A Remedial Lesson In Free Speech/Expression
Hockey is a huge thing up here in Canada (although I don’t understand the appeal, and don’t tell me I’m not a real Canadian—I hate Tim Hortons too), which is why when an NHL player makes a video in support of marriage equality in NY it’s a pretty exciting thing. Yay!
However, this tends to draw out the idiots in droves, which includes a Tweet from a Canadian sports management agency that reads:
Very sad to read Sean Avery’s misguided support of same-gender ‘marriage’. Legal or not, it will always be wrong. (Source: Towleroad)
Of course the internet refused to let that one pass, and there was fallout galore (Towleroad has excellent coverage). Immediately the Tweeter (company VP and son of the owner), and his father ran back behind the shield of “it’s my personal position/viewpoint/opinion”.
All too often when people are criticized for homophobic comments, they clutch to freedom of speech/expression like a drowning person to a lifesaver. “But it’s my opinion” they shriek, pretending as though that somehow makes their comments proof from criticism or opposition.
Well, boys and girls, has Teacher Kris has a lesson on free speech for you; so pens and paper out, because you’re about to get schooled.
Here’s the funny thing about free speech: you’re not the only one who gets to indulge in this privilege. As free as you are to express your thoughts on everything ranging from political views to your favourite My Little Pony, I am equally free to think that you’re a moron. You see, it’s freedom of speech/expression, not freedom from consequences speech, or freedom from criticism speech.
So when you tweet that gay marriage is immoral, I am free to criticize that opinion, even if in recent memory my retorts have been less reasoned rhetoric and more incoherently screaming obscenities. Yes, it’s your opinion that gay marriage is wrong, you can have it, but it’s my opinion that you are a grade-A tool.
A little side-note: in Canada free speech is tempered by restrictions on hate speech. So while it is your prerogative to say “gay marriage is wrong”, you have no such right to say “we should kill all gay married people”. The rules are a bit hazy sometimes, but if you’re targeting or advocating violence or hatred, it’s a pretty safe bet that you’re going to be in a bit of trouble.

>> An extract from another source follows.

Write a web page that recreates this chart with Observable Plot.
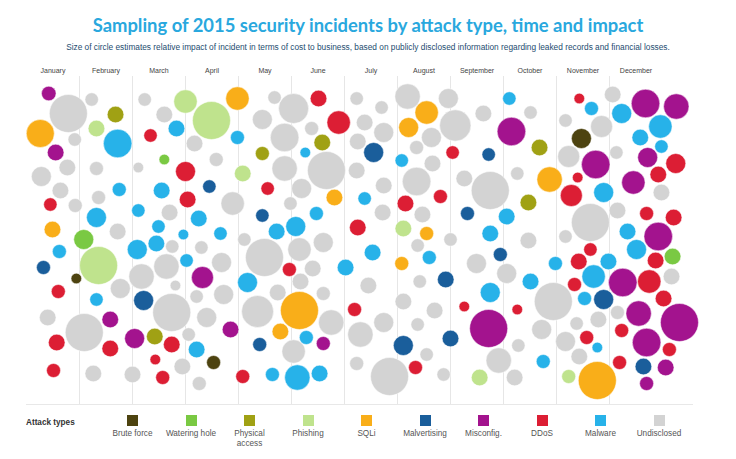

What’s really funny is this company’s insistence that it’s just standing up for the rights to express their opinions. The original tweeter was “disappointed” to be called a hateful or a bigot, and I hate to break it to him considering his rudimentary understanding of free speech, but that’s kind of what a bigot is. It would be an exaggeration to call his speech hate speech though (see: above), but that’s a sort of rhetorical hyperbole, kind of like when his dad compared gay marriage to man-horse marriage in the National Post. Oh yes, he went there.
So to summarize: you are allowed to hold and express opinions, no matter how asinine, and it is your prerogative to share them with the world (provided they’re not hate speech when in Canada), but I am also allowed to do so too, and use my powers of free speech to eloquently retort, “boo, you suck!”.